I first introduced blogging at my school in 2009 and this turned around the way pupils experienced writing. A blog is a website where you simply ‘post’ information on a particular topic to the public, but its real power is harnessed in the ability to share opinion via ‘comments’. Although pupils can log into a class blog and post whatever they want whenever they want, nothing appears on the class blog without the teacher approving it. Even comments have to be approved.
After introducing blogging to my Year 6 class, children began to fall in love with writing; so much so, some boys wrote over 100,000 words on their class blog in one year. Results for writing at Level 5 shot up from 9% to 60% in just 2 months (National Key Stage 2 SATs Tests 2010) with each child out of a cohort of 30 making double the expected points progress.
My pupils were not only getting a global audience for their writing, they were also receiving high-quality constructive feedback from other pupils, teachers and interested parties worldwide. We saw visits from famous authors including Michael Morpurgo, Pie Corbett, the German Ambassador to the UK and many more highly important and influential people.
I once asked a pupil of mine, “Why, after all these months of me harping on at you to start using capital letters and full stops do you start to use them after a comment from New Zealand?” And he replied, “It’s because you aren’t real, Mr.
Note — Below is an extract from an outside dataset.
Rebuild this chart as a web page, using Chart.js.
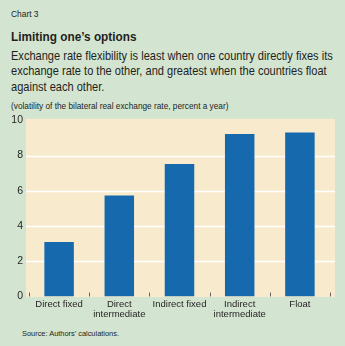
<!DOCTYPE html>
<html lang="en">
<head>
<meta charset="UTF-8">
<title>Chart 3</title>
<script src="https://cdn.jsdelivr.net/npm/chart.js"></script>
<style>
    html, body {
        margin: 0;
        padding: 0;
    }
    body {
        width: 345px;
        height: 346px;
        background: #d3e4d1;
        color: #231f20;
        font-family: "Liberation Sans", Arial, sans-serif;
        position: relative;
        overflow: hidden;
    }
    .txt {
        position: absolute;
        left: 11px;
        white-space: nowrap;
        line-height: 1;
        transform-origin: 0 0;
    }
    #label { top: 10.4px; font-size: 9px; }
    #title { top: 29.6px; font-size: 13.5px; font-weight: bold; }
    #sub { top: 47.8px; font-size: 12.8px; line-height: 15.5px; }
    #unit { top: 102.3px; font-size: 8.5px; }
    #source { top: 330.4px; left: 22px; font-size: 7.8px; }
    #wrap {
        position: absolute;
        left: 0;
        top: 108px;
        width: 345px;
        height: 218px;
    }
</style>
</head>
<body>
<div class="txt" id="label" data-w="28">Chart 3</div>
<div class="txt" id="title" data-w="126">Limiting one’s options</div>
<div class="txt" id="sub" data-w="322">Exchange rate flexibility is least when one country directly fixes its<br>exchange rate to the other, and greatest when the countries float<br>against each other.</div>
<div class="txt" id="unit" data-w="217">(volatility of the bilateral real exchange rate, percent a year)</div>
<div id="wrap"><canvas id="chart"></canvas></div>
<div class="txt" id="source" data-w="97">Source: Authors’ calculations.</div>

<script>
    // categories and values (percent a year)
    const categories = [
        'Direct fixed',
        ['Direct', 'intermediate'],
        'Indirect fixed',
        ['Indirect', 'intermediate'],
        'Float'
    ];
    const volatility = [3.1, 5.73, 7.52, 9.22, 9.31];
    const yTicks = [0, 2, 4, 6, 8, 10];

    const fontFamily = '"Liberation Sans", Arial, sans-serif';

    // squeeze the text blocks to a condensed width
    document.querySelectorAll('.txt').forEach(el => {
        const w = parseFloat(el.dataset.w);
        el.style.transform = 'scaleX(' + (w / el.scrollWidth) + ')';
    });

    // cream plot panel plus white gridlines, a bit wider than the category band
    const panel = {
        id: 'panel',
        beforeDatasetsDraw(chart) {
            const { ctx, chartArea, scales } = chart;
            const left = chartArea.left - 3;
            const right = chartArea.right + 5;
            ctx.save();
            ctx.fillStyle = '#f8ebcd';
            ctx.fillRect(left, chartArea.top - 1.5, right - left, chartArea.bottom - chartArea.top + 2);
            ctx.strokeStyle = '#ffffff';
            ctx.lineWidth = 1.6;
            yTicks.forEach(v => {
                if (v === 0 || v === 10) return;
                const y = Math.round(scales.y.getPixelForValue(v)) + 0.5;
                ctx.beginPath();
                ctx.moveTo(left, y);
                ctx.lineTo(right, y);
                ctx.stroke();
            });
            // small tick marks between categories
            ctx.strokeStyle = '#666';
            ctx.lineWidth = 1;
            for (let i = 0; i <= categories.length; i++) {
                const x = Math.round(scales.x.getPixelForValue(i - 0.5)) + 0.5;
                ctx.beginPath();
                ctx.moveTo(x, chartArea.bottom - 4);
                ctx.lineTo(x, chartArea.bottom);
                ctx.stroke();
            }
            ctx.restore();
        }
    };

    new Chart(document.getElementById('chart'), {
        type: 'bar',
        data: {
            labels: categories,
            datasets: [{
                data: volatility,
                backgroundColor: '#1769ae',
                barPercentage: 0.49,
                categoryPercentage: 1
            }]
        },
        options: {
            responsive: true,
            maintainAspectRatio: false,
            animation: false,
            layout: { padding: { top: 11.5, right: 15, left: 0, bottom: 0 } },
            plugins: {
                legend: { display: false },
                tooltip: { enabled: false }
            },
            scales: {
                x: {
                    grid: { display: false, drawTicks: false, tickLength: 0 },
                    border: { display: false },
                    ticks: {
                        color: '#231f20',
                        font: { family: fontFamily, size: 9.5, lineHeight: 1.05 },
                        padding: 3,
                        maxRotation: 0,
                        autoSkip: false
                    },
                    afterFit(scale) { scale.height = 29.5; }
                },
                y: {
                    min: 0,
                    max: 10,
                    grid: { display: false, drawTicks: false, tickLength: 0 },
                    border: { display: false },
                    afterBuildTicks(scale) {
                        scale.ticks = yTicks.map(v => ({ value: v }));
                    },
                    ticks: {
                        color: '#231f20',
                        font: { family: fontFamily, size: 10.5 },
                        padding: 6
                    },
                    afterFit(scale) { scale.width = 29; }
                }
            }
        },
        plugins: [panel]
    });
</script>
</body>
</html>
Mitchell! You’re a teacher; you’re paid to help me. Mr. Smith isn’t; he’s given up his spare time to leave that comment!” That’s the power of a simple comment from a ‘real’ person!
Running a class blog isn’t too difficult and neither is it too time consuming, but a class blog needs the teacher to be enthusiastic and committed to bringing an audience to their pupils. After the initial investment of time showing your pupils what blogging is all about, a successful class blog can be managed with little over 45 minutes per week. Once you see the effect this has on your pupils, however, I’ll challenge you not to get even more excited than them! Whether you want to change their behaviour and attitudes or enhance their progress and attainment, starting a class blog could be the most important thing you ever do for them.